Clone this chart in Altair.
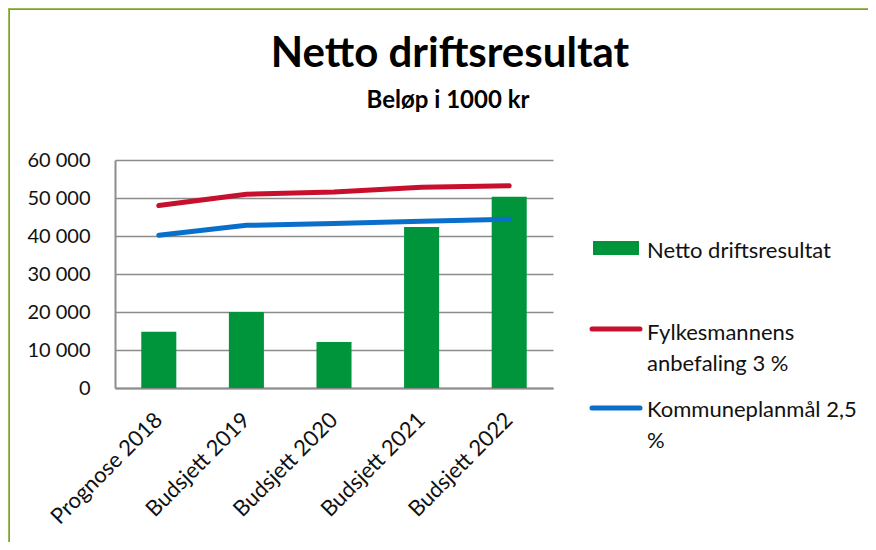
import altair as alt
import pandas as pd

categories = ["Prognose 2018", "Budsjett 2019", "Budsjett 2020", "Budsjett 2021", "Budsjett 2022"]
netto = [14800, 20000, 12100, 42400, 50300]
fylkesmann = [48000, 51000, 51600, 52800, 53200]
kommuneplan = [40200, 42800, 43300, 43900, 44400]
y_ticks = [0, 10000, 20000, 30000, 40000, 50000, 60000]

series_names = ["Netto driftsresultat", "Fylkesmannens\nanbefaling 3 %", "Kommuneplanmål 2,5\n%"]
series_colors = ["#00953A", "#C8102E", "#0A6FCA"]

FONT = "Lato"
W, H = 438, 228

bars_df = pd.DataFrame({"kategori": categories, "verdi": netto})
lines_df = pd.DataFrame({
    "kategori": categories * 2,
    "verdi": fylkesmann + kommuneplan,
    "serie": [series_names[1]] * 5 + [series_names[2]] * 5,
})
one = pd.DataFrame({"k": [0]})

xscale = alt.Scale(domain=categories, paddingInner=0.6, paddingOuter=0.3)
yscale = alt.Scale(domain=[0, 60000], nice=False)

x_axis = alt.Axis(title=None, labelAngle=-45, labelAlign="right", labelBaseline="middle",
                  labelFontSize=22, labelFont=FONT, labelColor="#111", labelPadding=28,
                  labelOverlap=False, ticks=False, domainColor="#8c8c8c", domainWidth=2, grid=False)
y_axis = alt.Axis(title=None, values=y_ticks, tickCount=7,
                  labelExpr="replace(format(datum.value, ','), ',', ' ')",
                  labelFontSize=20, labelFont=FONT, labelColor="#111", labelPadding=25,
                  labelOverlap=False, ticks=False, domainColor="#8c8c8c", domainWidth=2,
                  grid=True, gridColor="#8c8c8c", gridWidth=1.5)

bars = alt.Chart(bars_df).mark_bar(color=series_colors[0]).encode(
    x=alt.X("kategori:N", scale=xscale, axis=x_axis, sort=categories),
    y=alt.Y("verdi:Q", scale=yscale, axis=y_axis),
)

lines = alt.Chart(lines_df).mark_line(strokeWidth=5, strokeCap="round").encode(
    x=alt.X("kategori:N", scale=xscale, axis=x_axis, sort=categories, bandPosition=0.5),
    y=alt.Y("verdi:Q", scale=yscale, axis=y_axis),
    color=alt.Color("serie:N", scale=alt.Scale(domain=series_names[1:], range=series_colors[1:]), legend=None),
)

title = alt.Chart(one).mark_text(text="Netto driftsresultat", font=FONT, fontSize=42, fontWeight="bold",
                                 align="center", baseline="alphabetic", color="#000").encode(
    x=alt.value(335), y=alt.value(-93))
subtitle = alt.Chart(one).mark_text(text="Beløp i 1000 kr", font=FONT, fontSize=24, fontWeight="bold",
                                    align="center", baseline="alphabetic", color="#000").encode(
    x=alt.value(333), y=alt.value(-52))

leg_rect = alt.Chart(one).mark_rect(color=series_colors[0]).encode(
    x=alt.value(478), x2=alt.value(524), y=alt.value(81), y2=alt.value(95))
leg_red = alt.Chart(one).mark_rule(color=series_colors[1], strokeWidth=5, strokeCap="round").encode(
    x=alt.value(477), x2=alt.value(525), y=alt.value(169))
leg_blue = alt.Chart(one).mark_rule(color=series_colors[2], strokeWidth=5, strokeCap="round").encode(
    x=alt.value(477), x2=alt.value(525), y=alt.value(248))

def leg_text(txt, y):
    return alt.Chart(one).mark_text(text=txt, font=FONT, fontSize=22, align="left", baseline="alphabetic",
                                    lineBreak="\n", lineHeight=31, color="#111").encode(
        x=alt.value(532), y=alt.value(y))

border = [
    alt.Chart(one).mark_rect(color="#9BBB59").encode(x=alt.value(-107), x2=alt.value(-106), y=alt.value(-152), y2=alt.value(382)),
    alt.Chart(one).mark_rect(color="#9BBB59").encode(x=alt.value(-107), x2=alt.value(753), y=alt.value(-152), y2=alt.value(-151)),
    alt.Chart(one).mark_rect(color="#8a8a8a").encode(x=alt.value(-106), x2=alt.value(-105), y=alt.value(-151), y2=alt.value(382)),
    alt.Chart(one).mark_rect(color="#8a8a8a").encode(x=alt.value(-106), x2=alt.value(753), y=alt.value(-151), y2=alt.value(-150)),
]

chart = alt.layer(
    bars, lines, title, subtitle, leg_rect, leg_red, leg_blue,
    leg_text(series_names[0], 98), leg_text(series_names[1], 180), leg_text(series_names[2], 257),
    *border,
).properties(
    width=W, height=H,
    autosize=alt.AutoSizeParams(type="none"),
    padding={"left": 107, "top": 152, "right": 315, "bottom": 154},
    background="white",
).configure_view(stroke=None)

chart.save("out.html", embed_options={"renderer": "svg", "actions": False})
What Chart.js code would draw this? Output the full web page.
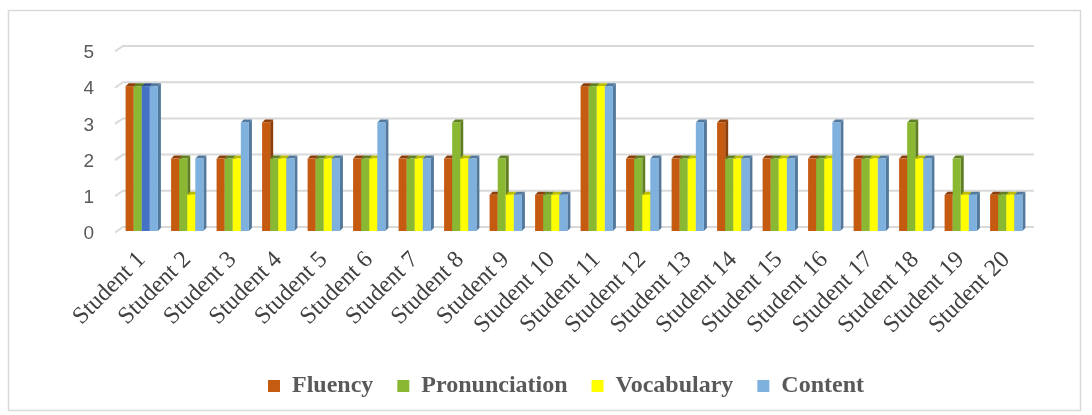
<!DOCTYPE html>
<html>
<head>
<meta charset="utf-8">
<script src="https://cdn.jsdelivr.net/npm/chart.js@4"></script>
<style>
  html, body { margin: 0; padding: 0; background: #fff; }
  #wrap { width: 1092px; height: 415px; }
</style>
</head>
<body>
<div id="wrap"><canvas id="scoreChart" width="1092" height="415"></canvas></div>
<script>
const students = ['Student 1', 'Student 2', 'Student 3', 'Student 4', 'Student 5', 'Student 6', 'Student 7',
  'Student 8', 'Student 9', 'Student 10', 'Student 11', 'Student 12', 'Student 13', 'Student 14',
  'Student 15', 'Student 16', 'Student 17', 'Student 18', 'Student 19', 'Student 20'];
const fluency       = [4, 2, 2, 3, 2, 2, 2, 2, 1, 1, 4, 2, 2, 3, 2, 2, 2, 2, 1, 1];
const pronunciation = [4, 2, 2, 2, 2, 2, 2, 3, 2, 1, 4, 2, 2, 2, 2, 2, 2, 3, 2, 1];
const vocabulary    = [4, 1, 2, 2, 2, 2, 2, 2, 1, 1, 4, 1, 2, 2, 2, 2, 2, 2, 1, 1];
const content       = [4, 2, 3, 2, 2, 3, 2, 2, 1, 1, 4, 2, 3, 2, 2, 3, 2, 2, 1, 1];
const yTicks = [0, 1, 2, 3, 4, 5];

// front / side colours
const shade = {
  '#C55A11': '#8C3F0B', '#8AB833': '#5F7F22', '#FFFF00': '#BDBD00',
  '#7FB1DE': '#52789C', '#4472C4': '#2E4F8C'
};
// vocabulary for Student 1 is drawn in a different blue in the original
const vocabColors = vocabulary.map((v, i) => i === 0 ? '#4472C4' : '#FFFF00');

const depth = 3;

const frame = {
  id: 'frame',
  beforeDraw(chart) {
    const ctx = chart.ctx;
    ctx.save();
    ctx.fillStyle = '#fff';
    ctx.fillRect(0, 0, chart.width, chart.height);
    ctx.strokeStyle = '#D9D9D9';
    ctx.lineWidth = 1.5;
    ctx.strokeRect(8.5, 10.5, 1072, 400);
    ctx.restore();
  },
  afterLayout(chart) {
    // legend sits a little left of the plot centre in the original
    chart.legend.left -= 8;
    chart.legend.right -= 8;
  }
};

const bars3d = {
  id: 'bars3d',
  beforeDatasetsDraw(chart) {
    const ctx = chart.ctx;
    const y = chart.scales.y;
    const a = chart.chartArea;
    ctx.save();
    // grid with a small slant at the left, like a 3-D back wall
    ctx.strokeStyle = '#D9D9D9';
    ctx.lineWidth = 2;
    yTicks.forEach(t => {
      const py = y.getPixelForValue(t);
      ctx.beginPath();
      ctx.moveTo(a.left - 4, py + 1.5);
      ctx.lineTo(a.left + 4, py - 4);
      ctx.lineTo(a.right + 5, py - 4);
      ctx.stroke();
    });
    chart.data.datasets.forEach((ds, di) => {
      const meta = chart.getDatasetMeta(di);
      meta.data.forEach((bar, i) => {
        const col = Array.isArray(ds.backgroundColor) ? ds.backgroundColor[i] : ds.backgroundColor;
        const dark = shade[col] || col;
        const l = bar.x - bar.width / 2, r = bar.x + bar.width / 2;
        const top = bar.y, base = bar.base;
        // right side
        ctx.fillStyle = dark;
        ctx.beginPath();
        ctx.moveTo(r, base);
        ctx.lineTo(r, top);
        ctx.lineTo(r + depth, top - depth);
        ctx.lineTo(r + depth, base - depth);
        ctx.closePath();
        ctx.fill();
        // top
        ctx.beginPath();
        ctx.moveTo(l, top);
        ctx.lineTo(l + depth, top - depth);
        ctx.lineTo(r + depth, top - depth);
        ctx.lineTo(r, top);
        ctx.closePath();
        ctx.fill();
        // front
        ctx.fillStyle = col;
        ctx.fillRect(l, top, r - l, base - top);
      });
    });
    ctx.restore();
    return false;
  }
};

new Chart(document.getElementById('scoreChart'), {
  type: 'bar',
  data: {
    labels: students,
    datasets: [
      { label: 'Fluency', data: fluency, backgroundColor: '#C55A11' },
      { label: 'Pronunciation', data: pronunciation, backgroundColor: '#8AB833' },
      { label: 'Vocabulary', data: vocabulary, backgroundColor: vocabColors },
      { label: 'Content', data: content, backgroundColor: '#7FB1DE' }
    ]
  },
  options: {
    responsive: false,
    animation: false,
    categoryPercentage: 0.71,
    barPercentage: 1,
    layout: { padding: { left: 0, right: 63, top: 50, bottom: 7 } },
    plugins: {
      tooltip: { enabled: false },
      legend: {
        position: 'bottom',
        fullSize: false,
        labels: {
          boxWidth: 12, boxHeight: 12, padding: 24, color: '#595959',
          font: { family: 'Liberation Serif', size: 24, weight: 'bold' },
          generateLabels(chart) {
            return chart.data.datasets.map((ds, i) => ({
              text: ds.label,
              fillStyle: i === 2 ? '#FFFF00' : ds.backgroundColor,
              strokeStyle: 'transparent', lineWidth: 0,
              fontColor: '#595959', datasetIndex: i
            }));
          }
        }
      }
    },
    scales: {
      x: {
        grid: { display: false },
        border: { display: false },
        ticks: {
          maxRotation: 45, minRotation: 45, padding: 7, color: '#404040',
          font: { family: 'Liberation Serif', size: 24 }
        },
        afterFit(s) { s.height = 119; }
      },
      y: {
        min: 0, max: 5,
        grid: { display: false, drawTicks: false },
        border: { display: false },
        ticks: {
          stepSize: 1, padding: 25, labelOffset: 3, color: '#595959',
          font: { family: 'Liberation Sans', size: 19 }
        },
        afterFit(s) { s.width = 119; }
      }
    }
  },
  plugins: [frame, bars3d]
});
</script>
</body>
</html>
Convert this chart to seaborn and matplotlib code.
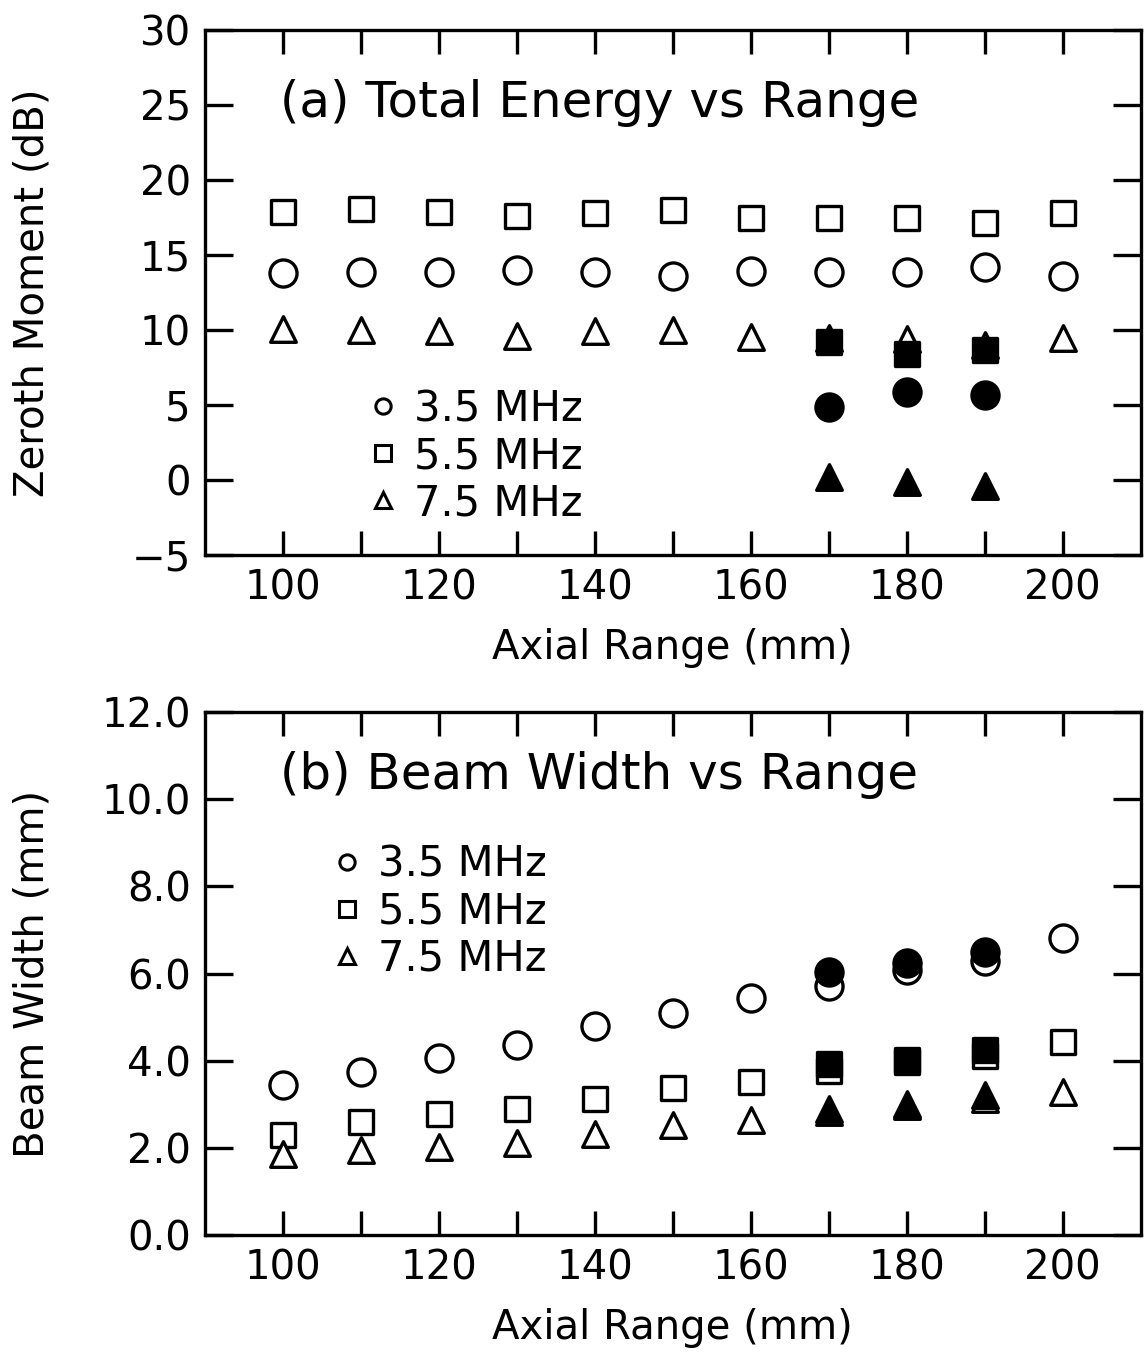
import numpy as np
import pandas as pd
import matplotlib
matplotlib.use("Agg")
import matplotlib.pyplot as plt
from matplotlib.lines import Line2D
import seaborn as sns

# ---------------- data ----------------
axial_range = [100, 110, 120, 130, 140, 150, 160, 170, 180, 190, 200]
filled_range = [170, 180, 190]
freq_labels = ["3.5 MHz", "5.5 MHz", "7.5 MHz"]

# (a) zeroth moment (dB), open markers
energy_35 = [13.8, 13.85, 13.85, 14.0, 13.85, 13.6, 13.95, 13.85, 13.85, 14.2, 13.6]
energy_55 = [17.9, 18.05, 17.9, 17.6, 17.8, 18.0, 17.5, 17.5, 17.5, 17.15, 17.8]
energy_75 = [10.1, 10.0, 9.95, 9.6, 9.95, 10.0, 9.55, 9.5, 9.4, 9.0, 9.5]
# (a) filled markers
energy_35_f = [4.9, 5.9, 5.7]
energy_55_f = [9.2, 8.4, 8.7]
energy_75_f = [0.2, -0.1, -0.4]

# (b) beam width (mm), open markers
width_35 = [3.44, 3.75, 4.06, 4.36, 4.79, 5.09, 5.44, 5.72, 6.08, 6.29, 6.81]
width_55 = [2.29, 2.59, 2.77, 2.90, 3.13, 3.37, 3.51, 3.77, 3.97, 4.10, 4.43]
width_75 = [1.86, 1.95, 2.02, 2.12, 2.32, 2.52, 2.64, 2.82, 2.96, 3.13, 3.28]
# (b) filled markers
width_35_f = [6.04, 6.25, 6.49]
width_55_f = [3.92, 4.01, 4.24]
width_75_f = [2.89, 3.01, 3.21]

x_ticks = [100, 120, 140, 160, 180, 200]
a_yticks = [-5, 0, 5, 10, 15, 20, 25, 30]
b_yticks = [0.0, 2.0, 4.0, 6.0, 8.0, 10.0, 12.0]

# ---------------- style ----------------
sns.set_theme(style="ticks")
plt.rcParams["font.family"] = ["DejaVu Sans"]
plt.rcParams["text.color"] = "black"
plt.rcParams["axes.labelcolor"] = "black"
plt.rcParams["xtick.color"] = "black"
plt.rcParams["ytick.color"] = "black"

FS_TICK = 29
FS_LAB = 29
FS_TITLE = 36
FS_LEG = 30
markers = {"3.5 MHz": "o", "5.5 MHz": "s", "7.5 MHz": "^"}
sizes = {"o": 380, "s": 310, "^": 340}

fig = plt.figure(figsize=(11.44, 13.56), dpi=100)
ax_a = fig.add_axes([0.179, 0.5907, 0.818, 0.387])
ax_b = fig.add_axes([0.179, 0.0892, 0.818, 0.3857])


def draw(ax, open_series, filled_series):
    for lab, vals in zip(freq_labels, open_series):
        m = markers[lab]
        df = pd.DataFrame({"x": axial_range, "y": vals})
        sns.scatterplot(data=df, x="x", y="y", marker=m, s=sizes[m],
                        facecolors="white", edgecolors="black",
                        linewidths=2.4, ax=ax, zorder=3)
    for lab, vals in zip(freq_labels, filled_series):
        m = markers[lab]
        df = pd.DataFrame({"x": filled_range, "y": vals})
        sns.scatterplot(data=df, x="x", y="y", marker=m, s=sizes[m],
                        facecolors="black", edgecolors="black",
                        linewidths=2.4, ax=ax, zorder=4)


def style_axes(ax, yticks, ylim, ylabel, fmt):
    ax.set_xlim(90, 210)
    ax.set_ylim(*ylim)
    ax.set_xticks(x_ticks)
    ax.set_xticks(axial_range, minor=True)
    ax.set_yticks(yticks)
    ax.set_yticklabels([fmt(v) for v in yticks])
    ax.tick_params(which="both", direction="in", top=True, right=True,
                   labelsize=FS_TICK, width=2.4, pad=10, colors="black")
    ax.tick_params(axis="x", which="both", length=17)
    ax.tick_params(axis="y", which="major", length=20)
    ax.set_xlabel("Axial Range (mm)", fontsize=FS_LAB, labelpad=14)
    ax.set_ylabel(ylabel, fontsize=FS_LAB)
    ax.yaxis.set_label_coords(-0.163, 0.5)
    for sp in ax.spines.values():
        sp.set_linewidth(2.4)
        sp.set_color("black")


def legend(ax, anchor):
    handles = [Line2D([], [], linestyle="none", marker=markers[l], markersize=11,
                      markerfacecolor="white", markeredgecolor="black",
                      markeredgewidth=2.2) for l in freq_labels]
    ax.legend(handles, freq_labels, loc="upper left", bbox_to_anchor=anchor,
              frameon=False, fontsize=FS_LEG, handlelength=0.6, handletextpad=0.45,
              labelspacing=0.12, borderaxespad=0)


draw(ax_a, [energy_35, energy_55, energy_75], [energy_35_f, energy_55_f, energy_75_f])
style_axes(ax_a, a_yticks, (-5, 30), "Zeroth Moment (dB)",
           lambda v: f"{v:d}".replace("-", "\u2212"))
ax_a.text(0.08, 0.861, "(a) Total Energy vs Range", transform=ax_a.transAxes,
          fontsize=FS_TITLE, va="center", ha="left")
legend(ax_a, (0.159, 0.35))

draw(ax_b, [width_35, width_55, width_75], [width_35_f, width_55_f, width_75_f])
style_axes(ax_b, b_yticks, (0, 12), "Beam Width (mm)", lambda v: f"{v:.1f}")
ax_b.text(0.08, 0.88, "(b) Beam Width vs Range", transform=ax_b.transAxes,
          fontsize=FS_TITLE, va="center", ha="left")
legend(ax_b, (0.121, 0.78))

fig.savefig("out.png", dpi=100)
###
→ Task goal
Transcribe the lines between the one holding "Convert this chart" and the one holding "ax_b = fig.add_axes([0.179, 0.0892, 0.818, 0.3857])", inclusive, and leave out any pictures.

→ Answer to the problem
Convert this chart to seaborn and matplotlib code.
import numpy as np
import pandas as pd
import matplotlib
matplotlib.use("Agg")
import matplotlib.pyplot as plt
from matplotlib.lines import Line2D
import seaborn as sns

# ---------------- data ----------------
axial_range = [100, 110, 120, 130, 140, 150, 160, 170, 180, 190, 200]
filled_range = [170, 180, 190]
freq_labels = ["3.5 MHz", "5.5 MHz", "7.5 MHz"]

# (a) zeroth moment (dB), open markers
energy_35 = [13.8, 13.85, 13.85, 14.0, 13.85, 13.6, 13.95, 13.85, 13.85, 14.2, 13.6]
energy_55 = [17.9, 18.05, 17.9, 17.6, 17.8, 18.0, 17.5, 17.5, 17.5, 17.15, 17.8]
energy_75 = [10.1, 10.0, 9.95, 9.6, 9.95, 10.0, 9.55, 9.5, 9.4, 9.0, 9.5]
# (a) filled markers
energy_35_f = [4.9, 5.9, 5.7]
energy_55_f = [9.2, 8.4, 8.7]
energy_75_f = [0.2, -0.1, -0.4]

# (b) beam width (mm), open markers
width_35 = [3.44, 3.75, 4.06, 4.36, 4.79, 5.09, 5.44, 5.72, 6.08, 6.29, 6.81]
width_55 = [2.29, 2.59, 2.77, 2.90, 3.13, 3.37, 3.51, 3.77, 3.97, 4.10, 4.43]
width_75 = [1.86, 1.95, 2.02, 2.12, 2.32, 2.52, 2.64, 2.82, 2.96, 3.13, 3.28]
# (b) filled markers
width_35_f = [6.04, 6.25, 6.49]
width_55_f = [3.92, 4.01, 4.24]
width_75_f = [2.89, 3.01, 3.21]

x_ticks = [100, 120, 140, 160, 180, 200]
a_yticks = [-5, 0, 5, 10, 15, 20, 25, 30]
b_yticks = [0.0, 2.0, 4.0, 6.0, 8.0, 10.0, 12.0]

# ---------------- style ----------------
sns.set_theme(style="ticks")
plt.rcParams["font.family"] = ["DejaVu Sans"]
plt.rcParams["text.color"] = "black"
plt.rcParams["axes.labelcolor"] = "black"
plt.rcParams["xtick.color"] = "black"
plt.rcParams["ytick.color"] = "black"

FS_TICK = 29
FS_LAB = 29
FS_TITLE = 36
FS_LEG = 30
markers = {"3.5 MHz": "o", "5.5 MHz": "s", "7.5 MHz": "^"}
sizes = {"o": 380, "s": 310, "^": 340}

fig = plt.figure(figsize=(11.44, 13.56), dpi=100)
ax_a = fig.add_axes([0.179, 0.5907, 0.818, 0.387])
ax_b = fig.add_axes([0.179, 0.0892, 0.818, 0.3857])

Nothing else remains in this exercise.